Max Jones, T-S Editor
TERRE HAUTE —
It has been a long-standing policy at the Tribune-Star not to publish the names of crime victims. As with any policy, there are exceptions, such as when a victim has been killed or severely injured, or is a public figure. For the most part, however, the policy is straightforward.
The principle behind the policy is simple. Crime victims are in their unfortunate situation through no fault of their own. By not naming them in our news coverage, they have a chance to maintain at least some degree of privacy.
With news, however, nothing is ever simple. At least not always. The public’s right to know is a guiding principle for any news organization, and there are times when it trumps all others.

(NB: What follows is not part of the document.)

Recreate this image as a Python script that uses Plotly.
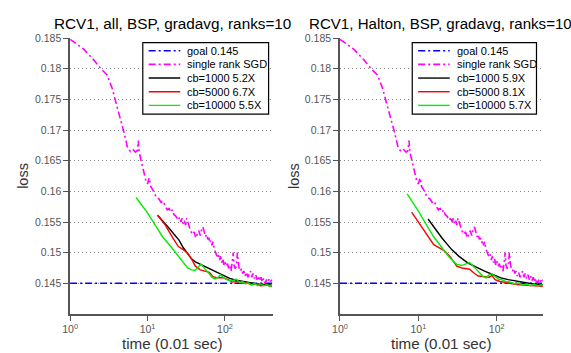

We found ourselves in an awkward situation last week that certainly tested our policy concerning the use of crime victims’ names. It happened in the case of the 12-year-old girl who went missing. Understandably alarmed at her disappearance, the girl’s parents contacted police, who issued an area-wide alert. Local media, including the Tribune-Star, were soon enlisted to help get the word out to the public in hopes the girl could be located. Her name and photograph were used and displayed in print, in online news reports and on television.
More than a day went by with the girl’s name and photos saturating the local news. The Thursday newspaper displayed her picture at the top of page 1, and her full name appeared four times on the page.
By early afternoon Thursday, the case changed rapidly. The girl was located, and investigators soon announced that they believed she was a victim of sexual abuse by two of the men with whom she was found. By day’s end, the two men, one 18 and the other 24, were in police custody under allegations of child molesting.
When the news story shifted from that of a missing person to an alleged sex crime involving a pre-teen girl, our approach to the story changed as well. But we had to ask ourselves, did it make sense to no longer use the girl’s name when it had been used so prominently the previous two days? After all, people following the story already knew the girl’s name and had seen her face repeatedly in photos. Were we really accomplishing anything by suddenly not using her name or showing her face?
The questions were provocative. And reasonable people can reach different conclusions (as was the case inside our newsroom). Ultimately, our decision was to immediately treat the case, and those involved, for what it was — an alleged crime.
We cannot take back previous pictures or references to the girl’s name. Nor can we control how other news organizations decide to handle the matter going forward. But we can at least cease using her name and photo in the future. I don’t know if it will help the girl and her family regain any sense of privacy. It just seems like the right thing to do.
As always, I am interested in your feedback and opinions.